Some fund administrators—particularly those who have scaled up for scale’s sake—may let client service fall by the wayside. As these organizations grow, their functions (investor relations, financial reporting, etc.) become siloed rather than integrated in an all-encompassing, client-centric way. They also may be spread out across various jurisdictions and time zones—and smaller funds may not get the “A” team that larger clients do.

U.S. PE work at JTC is done onshore from our Boston office. Each of our clients has an integrated team assigned to their account and will get immediate responses from anyone on that team they wish to contact.

Will you have a tailored approach and full range of service offerings to meet my fund’s particular needs?

Different funds have different needs. Early-stage funds want to keep costs down while showing investors they have the necessary infrastructure in place. Mid-market funds may face heightened regulatory requirements and require more back-office support. Larger funds may be looking to expand globally and add new strategies. No matter the size, certain PE funds may be more focused in specialized areas, like real estate and impact investing, that come with their own set of requirements.

A fund administrator with a full range of offerings will grow with you, and JTC’s scalable, technology-driven platform provides that range: PE funds can choose the level of support they want for the stage they’re at, drawing on experienced professionals in specific sectors to deliver the results.

Can you manage both global and local regulatory requirements?

As they grow, U.S. PE funds are increasingly looking overseas to raise capital. But operating in new jurisdictions comes with an entirely new set of reporting and regulatory challenges.

JTC’s U.S. PE team is based in Boston, but the firm is global and primed to offer expertise in overseas fundraising, global domiciliation, and jurisdiction-specific regulatory requirements across Europe and Latin America.

Are you leveraging the most technologically advanced solutions on the market?

The digital maturity of PE firms tends to lag comparable industries, underscoring the importance of a tech-savvy third party fund administrator. From due diligence, contract management and reporting to data management and onboarding, investors increasingly expect PE firms to leverage technology to cut costs, improve transparency, and streamline processes.

JTC not only provides simple document management systems, automated reporting solutions, an easy-to-access online portal, and cutting-edge data processing methods, but does so with industry-leading compliance and data security in place.

Who will be accountable for ensuring requirements are met?

Due diligence should focus on the processes, the available expertise, and the technology the administrator uses. Look for this kind of value during the selection process.
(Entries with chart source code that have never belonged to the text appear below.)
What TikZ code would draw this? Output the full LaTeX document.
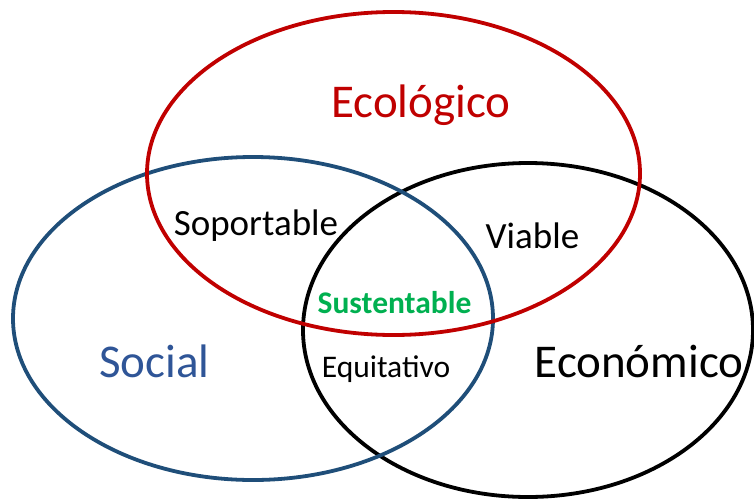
\documentclass[tikz,border=0pt]{standalone}
\usepackage{fontspec}
\setmainfont{Carlito}
\usepackage{xcolor}

\definecolor{ecored}{RGB}{192,0,0}
\definecolor{socline}{RGB}{31,78,121}
\definecolor{soctext}{RGB}{47,85,151}
\definecolor{susgreen}{RGB}{0,176,80}

\tikzset{
    ring/.style={line width=3.8pt},
    bigword/.style={anchor=base, inner sep=0pt, font=\fontsize{47}{51}\selectfont},
    midword/.style={anchor=base, inner sep=0pt, font=\fontsize{37}{41}\selectfont},
    smallword/.style={anchor=base, inner sep=0pt, font=\fontsize{31.5}{35}\selectfont}
}

\begin{document}
\begin{tikzpicture}[x=1pt,y=-1pt]
    \useasboundingbox (0,0) rectangle (754,498);

    % Rings
    \draw[ring, black] (528,330) ellipse [x radius=225, y radius=167];
    \draw[ring, socline] (253,318.5) ellipse [x radius=240, y radius=161.5];
    \draw[ring, ecored] (393.5,173.5) ellipse [x radius=246.5, y radius=161.5];

    % Ecologico
    \node[bigword, text=ecored] (ecologico) at (421,117) {Ecológico};

    % Social
    \node[bigword, text=soctext] (social) at (154.5,377) {Social};

    % Economico
    \node[bigword, text=black] (economico) at (639,377) {Económico};

    % Overlaps
    \node[midword] (soportable) at (256,235) {Soportable};
    \node[midword] (viable) at (532.5,248) {Viable};
    \node[smallword] (equitativo) at (386,377) {Equitativo};
    \node[smallword, text=susgreen, font=\fontsize{31.5}{35}\selectfont\bfseries] (sustentable) at (394.5,313) {Sustentable};
\end{tikzpicture}
\end{document}
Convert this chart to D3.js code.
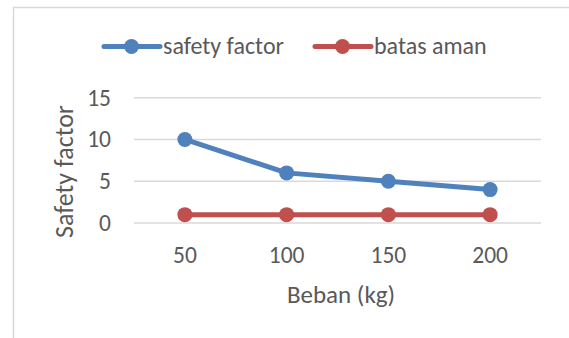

For instance, who will do the work? Who will review and approve it before it’s shared? Finding a fund administrator with SOC 2 Type 1 Audit certifications will be key to ensure proper controls and governance is in place.

Look for a Fund Administrator Who Listens

Communication is key to effective administration. Don’t hesitate to voice your needs and concerns—if you don’t speak up, you’re more likely to get generic answers and solutions. Look at the corporate culture of your administrator—do they share your organizational values? And again, most importantly, can this administrator support your growth, whether it’s operational or geographical?

The PE landscape will continue to evolve and grow in the years to come. Now is the time to put in place the most effective fund administration so you can seize the opportunities ahead.